The explanation for a zero percent interest is found in the following quotation.

“Under a state money system with flexible exchange rates, the monetary system is tax driven. The federal government, as issuer of the currency, is not revenue constrained. Taxes do not finance spending, but taxation serves to create a notional demand for state money. Spending logically precedes tax collection, and total spending will normally exceed tax revenues. The government budget, from inception, will therefore normally be in deficit, which also allows the nongovernment sector to “net save” state money (this in fact has been observed in all state currencies) Since the currency issuer does not need to borrow its own money to spend, security sales, like taxes, must have some other purpose. That purpose in a typical state money system is to manage aggregate bank reserves and control short-term interest rates (overnight interbank lending rate, or Fed funds rate in the United States). The overnight lending rate is the most important benchmark interest rate for many other important rates, including banks’ prime rates, mortgage rates, and consumer loan rates, and therefore the Fed funds rate serves as the “base rate” of interest in the economy. In a state money system with flexible exchange rates running a budget deficit—in other words, under the “normal” conditions or operations of the specified institutional context—without government intervention either to pay interest on reserves or to offer securities to drain excess reserves to actively support a nonzero, positive interest rate, the natural or normal rate of interest of such a system is zero. This analysis is supported by both recent research and experience. Japan’s experience in the 1990s shows clearly that large government budget deficits as a proportion of GDP (in the neighborhood of 7 percent) and a debt/GDP ratio of 140 percent do not drive up interest rates, as conventional wisdom would have it. In fact, the overnight rate has stayed at near zero for nearly a decade. Under a state currency system with floating exchange rates, the natural, nominal, risk free rate of interest is zero.”

Source: Mosler Economics

http://moslereconomics.com/wp-content/graphs/2009/07/natural-rate-is-zero.PDF

Under the government-created debt-free money model, the risk-free rate can be zero percent.
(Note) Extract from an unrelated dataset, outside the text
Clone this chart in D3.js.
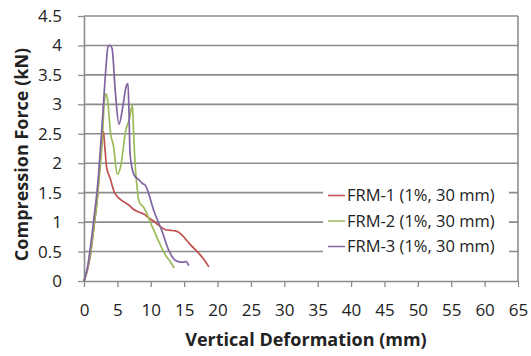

Obviously, higher rates would happen for higher risk levels. A government that creates its own money has a question to answer whether it charges interest and how much and how much in taxes. The government does not need revenues from either of these sources, but there are still policy goals necessary to keep some charge on interest in cases of risk and create a demand for the national currency. And collecting taxes is a primary way to create demand and value for a national currency.